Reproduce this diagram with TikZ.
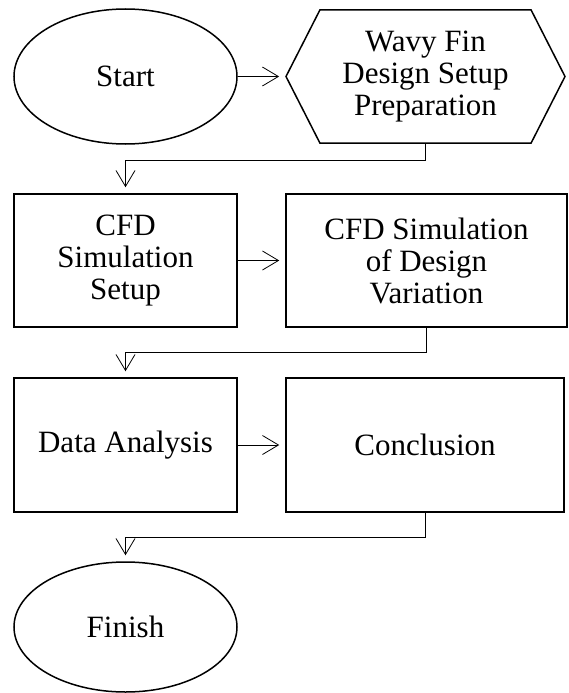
\documentclass[tikz,border=0pt]{standalone}
\usepackage{fontspec}
\setmainfont{Liberation Serif}
\usetikzlibrary{arrows.meta,positioning,shapes.geometric,shapes.symbols}

\begin{document}
\begin{tikzpicture}[x=1pt,y=-1pt,
    font=\fontsize{31}{32}\selectfont,
    term/.style={ellipse,draw,line width=1.5pt,minimum width=223pt},
    proc/.style={rectangle,draw,line width=1.5pt,align=center,minimum height=133pt},
    prep/.style={signal,signal to=east and west,signal pointer angle=126,draw,
      line width=1.5pt,align=center,minimum width=279pt,minimum height=133pt},
    flow/.style={-{Straight Barb[length=16pt,width=19pt]},line width=0.8pt,shorten >=6pt}]
  \useasboundingbox (0,0) rectangle (568,693);

  % first row
  \node[term,minimum height=135pt] (start) at (125.5,76.5) {Start};
  \node[prep] (setup) at (425.5,76.5) {Wavy Fin\\Design Setup\\Preparation};

  % second row
  \node[proc,minimum width=223pt] (cfd) at (125.5,260.5) {CFD\\Simulation\\Setup};
  \node[proc,minimum width=281pt] (var) at (426.5,260.5) {CFD Simulation\\of Design\\Variation};

  % third row
  \node[proc,minimum width=223pt,minimum height=134pt] (data) at (125.5,445) {Data Analysis};
  \node[proc,minimum width=278pt,minimum height=134pt] (concl) at (425,445) {Conclusion};

  % end
  \node[term,minimum height=130pt] (finish) at (125.5,627) {Finish};

  \draw[flow] (start) -- (setup);
  \draw[flow] (setup.south) -- ++(0,17) -| (cfd.north);
  \draw[flow] (cfd) -- (var);
  \draw[flow] (var.south) -- ++(0,25) -| (data.north);
  \draw[flow] (data) -- (concl);
  \draw[flow] (concl.south) -- ++(0,25) -| (finish.north);
\end{tikzpicture}
\end{document}
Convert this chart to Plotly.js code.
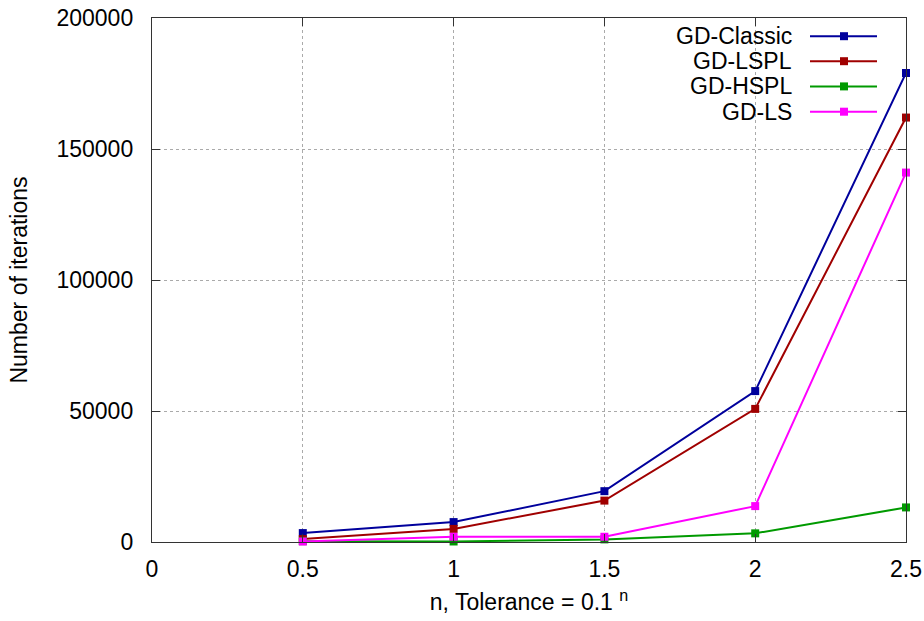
<!DOCTYPE html>
<html>
<head>
<meta charset="utf-8">
<script src="https://cdn.plot.ly/plotly-3.0.1.min.js"></script>
<style>body{margin:0;padding:0;background:#fff}#chart{width:924px;height:621px}</style>
</head>
<body>
<div id="chart"></div>
<script>
const xValues = [0.5, 1, 1.5, 2, 2.5];
const seriesNames = ["GD-Classic", "GD-LSPL", "GD-HSPL", "GD-LS"];
const seriesColors = ["#00009c", "#a00000", "#009a00", "#ff00ff"];
const gdClassic = [3400, 7600, 19400, 57600, 179000];
const gdLSPL = [1100, 5000, 15800, 50800, 162000];
const gdHSPL = [300, 200, 1000, 3300, 13200];
const gdLS = [200, 2000, 2000, 13700, 141000];
const seriesValues = [gdClassic, gdLSPL, gdHSPL, gdLS];
const xTicks = [0, 0.5, 1, 1.5, 2, 2.5];
const yTicks = [0, 50000, 100000, 150000, 200000];

const FONT = "Liberation Sans, Arial, sans-serif";
const FS = 23;
const plotL = 152, plotR = 906, plotT = 18, plotB = 542;
const W = plotR - plotL, H = plotB - plotT;

const traces = seriesValues.map((vals, i) => ({
  x: xValues, y: vals, type: "scatter", mode: "lines+markers",
  name: seriesNames[i],
  line: {color: seriesColors[i], width: 2},
  marker: {symbol: "square", size: 8, color: seriesColors[i]},
  cliponaxis: false,
  showlegend: false
}));

const legendRowsPx = [36.2, 61.2, 86.4, 111.7];
const annotations = [];
const shapes = [];
seriesNames.forEach((n, i) => {
  const yp = (plotB - legendRowsPx[i]) / H;
  annotations.push({
    xref: "paper", yref: "paper", x: (794 - plotL) / W, y: yp,
    xanchor: "right", yanchor: "middle", text: n, showarrow: false,
    font: {family: FONT, size: FS, color: "#000"}
  });
  shapes.push({
    type: "line", xref: "paper", yref: "paper",
    x0: (810 - plotL) / W, x1: (877 - plotL) / W, y0: yp, y1: yp,
    line: {color: seriesColors[i], width: 2}
  });
  shapes.push({
    type: "rect", xref: "paper", yref: "paper",
    xsizemode: "pixel", ysizemode: "pixel",
    xanchor: (844 - plotL) / W, yanchor: yp,
    x0: -4, x1: 4, y0: -4, y1: 4,
    fillcolor: seriesColors[i], line: {width: 0}
  });
});

const layout = {
  width: 924, height: 621,
  margin: {l: plotL, r: 924 - plotR, t: plotT, b: 621 - plotB},
  paper_bgcolor: "#fff", plot_bgcolor: "#fff",
  font: {family: FONT, size: FS, color: "#000"},
  showlegend: false,
  xaxis: {
    range: [0, 2.5], tickvals: xTicks, ticktext: xTicks.map(String),
    showline: true, linecolor: "#333", linewidth: 1.2, mirror: "ticks",
    ticks: "inside", ticklen: 8, tickcolor: "#333",
    showgrid: true, gridcolor: "#aaaaaa", griddash: "dot", gridwidth: 1,
    zeroline: false, tickfont: {family: FONT, size: FS},
    ticklabelstandoff: 6,
    title: {text: "n, Tolerance = 0.1 <sup>n</sup>", font: {family: FONT, size: FS}, standoff: 13}
  },
  yaxis: {
    range: [0, 200000], tickvals: yTicks, ticktext: yTicks.map(String),
    showline: true, linecolor: "#333", linewidth: 1.2, mirror: "ticks",
    ticks: "inside", ticklen: 8, tickcolor: "#333",
    showgrid: true, gridcolor: "#aaaaaa", griddash: "dot", gridwidth: 1,
    zeroline: false, tickfont: {family: FONT, size: FS},
    ticklabelstandoff: 13,
    title: {text: "Number of iterations", font: {family: FONT, size: FS}, standoff: 22}
  },
  annotations: annotations,
  shapes: shapes
};

Plotly.newPlot("chart", traces, layout, {displayModeBar: false, staticPlot: true});
</script>
</body>
</html>
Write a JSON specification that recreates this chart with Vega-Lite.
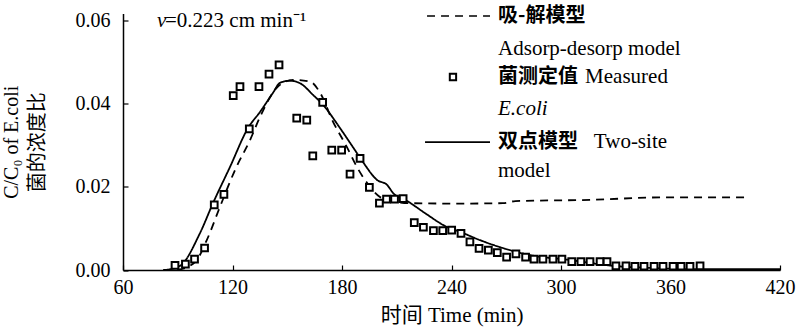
{
  "$schema": "https://vega.github.io/schema/vega-lite/v6.json",
  "autosize": {"type": "none"},
  "padding": {"left": 123, "top": 13.5, "right": 16, "bottom": 59},
  "width": 657,
  "height": 256.5,
  "background": "white",
  "config": {"view": {"stroke": null}, "font": "Liberation Serif"},
  "datasets": {
    "measured": [
      {"t": 88.5, "c": 0.0011}, {"t": 94.2, "c": 0.0014}, {"t": 99.2, "c": 0.0026}, {"t": 104.7, "c": 0.0053},
      {"t": 110.0, "c": 0.0157}, {"t": 115.3, "c": 0.0182}, {"t": 120.4, "c": 0.042}, {"t": 124.1, "c": 0.0442},
      {"t": 129.2, "c": 0.034}, {"t": 134.5, "c": 0.0442}, {"t": 140.0, "c": 0.0472}, {"t": 145.5, "c": 0.0494},
      {"t": 155.2, "c": 0.0366}, {"t": 160.7, "c": 0.0361}, {"t": 164.0, "c": 0.0275}, {"t": 169.4, "c": 0.0404},
      {"t": 174.4, "c": 0.0289}, {"t": 179.8, "c": 0.0289}, {"t": 184.4, "c": 0.0231}, {"t": 189.9, "c": 0.0269},
      {"t": 195.0, "c": 0.0199}, {"t": 200.5, "c": 0.0161}, {"t": 204.4, "c": 0.0171}, {"t": 208.8, "c": 0.0171},
      {"t": 213.5, "c": 0.0172}, {"t": 219.6, "c": 0.0114}, {"t": 224.6, "c": 0.0103}, {"t": 230.1, "c": 0.0095},
      {"t": 235.2, "c": 0.0095}, {"t": 240.1, "c": 0.0096}, {"t": 245.2, "c": 0.0088}, {"t": 250.1, "c": 0.0068},
      {"t": 255.1, "c": 0.0052}, {"t": 260.2, "c": 0.0048}, {"t": 265.1, "c": 0.0042}, {"t": 270.2, "c": 0.0031},
      {"t": 275.3, "c": 0.0039}, {"t": 280.6, "c": 0.0031}, {"t": 285.2, "c": 0.0026}, {"t": 290.1, "c": 0.0026},
      {"t": 295.6, "c": 0.0026}, {"t": 300.5, "c": 0.0026}, {"t": 305.9, "c": 0.002}, {"t": 310.9, "c": 0.002},
      {"t": 315.9, "c": 0.002}, {"t": 321.4, "c": 0.002}, {"t": 325.2, "c": 0.002}, {"t": 330.1, "c": 0.001},
      {"t": 335.6, "c": 0.001}, {"t": 340.5, "c": 0.0009}, {"t": 345.5, "c": 0.0009}, {"t": 351.0, "c": 0.0009},
      {"t": 355.9, "c": 0.0009}, {"t": 361.4, "c": 0.0009}, {"t": 365.8, "c": 0.0009}, {"t": 370.7, "c": 0.0009},
      {"t": 376.2, "c": 0.001}
    ],
    "models": [
      {"model": "Adsorp-desorp", "t": 82, "c": 0},
      {"model": "Adsorp-desorp", "t": 90, "c": 0.0001},
      {"model": "Adsorp-desorp", "t": 99.5, "c": 0.0019},
      {"model": "Adsorp-desorp", "t": 105.9, "c": 0.0072},
      {"model": "Adsorp-desorp", "t": 113.2, "c": 0.0153},
      {"model": "Adsorp-desorp", "t": 121.9, "c": 0.0246},
      {"model": "Adsorp-desorp", "t": 129.6, "c": 0.0313},
      {"model": "Adsorp-desorp", "t": 135.1, "c": 0.0369},
      {"model": "Adsorp-desorp", "t": 144.9, "c": 0.0442},
      {"model": "Adsorp-desorp", "t": 153.2, "c": 0.0458},
      {"model": "Adsorp-desorp", "t": 162.5, "c": 0.0454},
      {"model": "Adsorp-desorp", "t": 168.0, "c": 0.0427},
      {"model": "Adsorp-desorp", "t": 175.1, "c": 0.0357},
      {"model": "Adsorp-desorp", "t": 182.7, "c": 0.0296},
      {"model": "Adsorp-desorp", "t": 188.2, "c": 0.0248},
      {"model": "Adsorp-desorp", "t": 193.7, "c": 0.021},
      {"model": "Adsorp-desorp", "t": 200.8, "c": 0.0176},
      {"model": "Adsorp-desorp", "t": 206.3, "c": 0.0167},
      {"model": "Adsorp-desorp", "t": 217.3, "c": 0.0161},
      {"model": "Adsorp-desorp", "t": 244.7, "c": 0.016},
      {"model": "Adsorp-desorp", "t": 268.2, "c": 0.0161},
      {"model": "Adsorp-desorp", "t": 275.0, "c": 0.0166},
      {"model": "Adsorp-desorp", "t": 315.9, "c": 0.0169},
      {"model": "Adsorp-desorp", "t": 355.9, "c": 0.0175},
      {"model": "Adsorp-desorp", "t": 402.5, "c": 0.0175},
      {"model": "Two-site", "t": 83, "c": 0},
      {"model": "Two-site", "t": 91.2, "c": 0.001},
      {"model": "Two-site", "t": 102.2, "c": 0.0089},
      {"model": "Two-site", "t": 109.3, "c": 0.0161},
      {"model": "Two-site", "t": 118.6, "c": 0.0248},
      {"model": "Two-site", "t": 128.5, "c": 0.0342},
      {"model": "Two-site", "t": 135.1, "c": 0.0381},
      {"model": "Two-site", "t": 142.2, "c": 0.0427},
      {"model": "Two-site", "t": 146.0, "c": 0.0451},
      {"model": "Two-site", "t": 151.5, "c": 0.0456},
      {"model": "Two-site", "t": 157.0, "c": 0.045},
      {"model": "Two-site", "t": 164.1, "c": 0.0422},
      {"model": "Two-site", "t": 169.6, "c": 0.0398},
      {"model": "Two-site", "t": 178.9, "c": 0.0342},
      {"model": "Two-site", "t": 186.0, "c": 0.0296},
      {"model": "Two-site", "t": 191.5, "c": 0.026},
      {"model": "Two-site", "t": 199.2, "c": 0.0217},
      {"model": "Two-site", "t": 204.7, "c": 0.0205},
      {"model": "Two-site", "t": 207.9, "c": 0.0186},
      {"model": "Two-site", "t": 216.2, "c": 0.0165},
      {"model": "Two-site", "t": 225.5, "c": 0.0137},
      {"model": "Two-site", "t": 237.4, "c": 0.0104},
      {"model": "Two-site", "t": 244.7, "c": 0.0092},
      {"model": "Two-site", "t": 255.6, "c": 0.0072},
      {"model": "Two-site", "t": 266.6, "c": 0.0055},
      {"model": "Two-site", "t": 283.0, "c": 0.0036},
      {"model": "Two-site", "t": 305.0, "c": 0.0024},
      {"model": "Two-site", "t": 328.5, "c": 0.001},
      {"model": "Two-site", "t": 348.8, "c": 0.0005},
      {"model": "Two-site", "t": 376.0, "c": 0.0002},
      {"model": "Two-site", "t": 420.0, "c": 0.0002}
    ],
    "keyLines": [
      {"model": "Adsorp-desorp", "t": 226.6, "t2": 261.1, "c": 0.0612},
      {"model": "Two-site", "t": 225.5, "t2": 261.1, "c": 0.0308}
    ],
    "keySymbol": [
      {"t": 240.8, "c": 0.0465}
    ],
    "notes": [
      {"kind": "italic", "t": 78.6, "c": 0.0600, "text": "v"},
      {"kind": "serif", "t": 83.0, "c": 0.0600, "text": "=0.223 cm min⁻¹"},
      {"kind": "cjk", "t": 265.5, "c": 0.0611, "text": "吸-解模型"},
      {"kind": "serif", "t": 265.5, "c": 0.0532, "text": "Adsorp-desorp model"},
      {"kind": "cjk", "t": 265.5, "c": 0.0465, "text": "菌测定值"},
      {"kind": "serif", "t": 313.2, "c": 0.0465, "text": "Measured"},
      {"kind": "italic", "t": 265.5, "c": 0.0388, "text": "E.coli"},
      {"kind": "cjk", "t": 265.5, "c": 0.0308, "text": "双点模型"},
      {"kind": "serif", "t": 318.0, "c": 0.0308, "text": "Two-site"},
      {"kind": "serif", "t": 265.5, "c": 0.0238, "text": "model"}
    ]
  },
  "layer": [
    {
      "data": {"name": "models"},
      "mark": {"type": "line", "color": "black", "strokeWidth": 1.8, "interpolate": "monotone"},
      "encoding": {
        "x": {
          "field": "t", "type": "quantitative",
          "scale": {"domain": [60, 420], "nice": false, "zero": false},
          "axis": {
            "values": [60, 120, 180, 240, 300, 360, 420],
            "title": "时间 Time (min)",
            "grid": false,
            "tickSize": -5,
            "tickColor": "black",
            "domainColor": "black",
            "domainWidth": 1.5,
            "tickWidth": 1.2,
            "labelColor": "black",
            "labelFont": "Liberation Serif",
            "labelFontSize": 20,
            "labelPadding": 12,
            "labelFlush": false,
            "titleColor": "black",
            "titleFont": "Liberation Serif, Noto Sans CJK SC",
            "titleFontSize": 21,
            "titleFontWeight": "normal",
            "titlePadding": 7
          }
        },
        "y": {
          "field": "c", "type": "quantitative",
          "scale": {"domain": [0, 0.0618], "nice": false},
          "axis": {
            "values": [0, 0.02, 0.04, 0.06],
            "format": ".2f",
            "title": ["C/C₀ of E.coli", "菌的浓度比"],
            "grid": false,
            "tickSize": -5,
            "tickColor": "black",
            "domainColor": "black",
            "domainWidth": 1.5,
            "tickWidth": 1.2,
            "labelColor": "black",
            "labelFont": "Liberation Serif",
            "labelFontSize": 20,
            "labelPadding": 18,
            "titleColor": "black",
            "titleFont": "Liberation Serif, Noto Sans CJK SC",
            "titleFontSize": 20,
            "titleFontWeight": "normal",
            "titleLineHeight": 26,
            "titlePadding": 28
          }
        },
        "detail": {"field": "model"},
        "strokeDash": {
          "field": "model", "type": "nominal",
          "scale": {"domain": ["Adsorp-desorp", "Two-site"], "range": [[8, 6], [1, 0]]},
          "legend": null
        }
      }
    },
    {
      "data": {"name": "measured"},
      "mark": {"type": "point", "shape": "square", "filled": false, "fill": "white", "fillOpacity": 1, "stroke": "black", "strokeWidth": 2, "size": 45, "opacity": 1},
      "encoding": {
        "x": {"field": "t", "type": "quantitative"},
        "y": {"field": "c", "type": "quantitative"}
      }
    },
    {
      "data": {"name": "keyLines"},
      "mark": {"type": "rule", "color": "black", "strokeWidth": 1.6},
      "encoding": {
        "x": {"field": "t", "type": "quantitative"},
        "x2": {"field": "t2"},
        "y": {"field": "c", "type": "quantitative"},
        "strokeDash": {
          "field": "model", "type": "nominal",
          "scale": {"domain": ["Adsorp-desorp", "Two-site"], "range": [[6, 5], [1, 0]]},
          "legend": null
        }
      }
    },
    {
      "data": {"name": "keySymbol"},
      "mark": {"type": "point", "shape": "square", "filled": false, "fill": "white", "fillOpacity": 1, "stroke": "black", "strokeWidth": 2, "size": 40, "opacity": 1},
      "encoding": {
        "x": {"field": "t", "type": "quantitative"},
        "y": {"field": "c", "type": "quantitative"}
      }
    },
    {
      "data": {"name": "notes"},
      "transform": [{"filter": "datum.kind === 'serif'"}],
      "mark": {"type": "text", "align": "left", "baseline": "middle", "font": "Liberation Serif", "fontSize": 21, "color": "black"},
      "encoding": {
        "x": {"field": "t", "type": "quantitative"},
        "y": {"field": "c", "type": "quantitative"},
        "text": {"field": "text"}
      }
    },
    {
      "data": {"name": "notes"},
      "transform": [{"filter": "datum.kind === 'italic'"}],
      "mark": {"type": "text", "align": "left", "baseline": "middle", "font": "Liberation Serif", "fontStyle": "italic", "fontSize": 21, "color": "black"},
      "encoding": {
        "x": {"field": "t", "type": "quantitative"},
        "y": {"field": "c", "type": "quantitative"},
        "text": {"field": "text"}
      }
    },
    {
      "data": {"name": "notes"},
      "transform": [{"filter": "datum.kind === 'cjk'"}],
      "mark": {"type": "text", "align": "left", "baseline": "middle", "font": "Noto Sans CJK SC", "fontWeight": "bold", "fontSize": 20, "color": "black"},
      "encoding": {
        "x": {"field": "t", "type": "quantitative"},
        "y": {"field": "c", "type": "quantitative"},
        "text": {"field": "text"}
      }
    }
  ]
}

→ EXERCISE DETAILS
Omit the pictures, then repeat exactly each line from the beginning of the listing through the line with "(setup) at (425.5,76.5)".

→ EXERCISE RESPONSE
Reproduce this diagram with TikZ.
\documentclass[tikz,border=0pt]{standalone}
\usepackage{fontspec}
\setmainfont{Liberation Serif}
\usetikzlibrary{arrows.meta,positioning,shapes.geometric,shapes.symbols}

\begin{document}
\begin{tikzpicture}[x=1pt,y=-1pt,
    font=\fontsize{31}{32}\selectfont,
    term/.style={ellipse,draw,line width=1.5pt,minimum width=223pt},
    proc/.style={rectangle,draw,line width=1.5pt,align=center,minimum height=133pt},
    prep/.style={signal,signal to=east and west,signal pointer angle=126,draw,
      line width=1.5pt,align=center,minimum width=279pt,minimum height=133pt},
    flow/.style={-{Straight Barb[length=16pt,width=19pt]},line width=0.8pt,shorten >=6pt}]
  \useasboundingbox (0,0) rectangle (568,693);

  % first row
  \node[term,minimum height=135pt] (start) at (125.5,76.5) {Start};
  \node[prep] (setup) at (425.5,76.5) {Wavy Fin\\Design Setup\\Preparation};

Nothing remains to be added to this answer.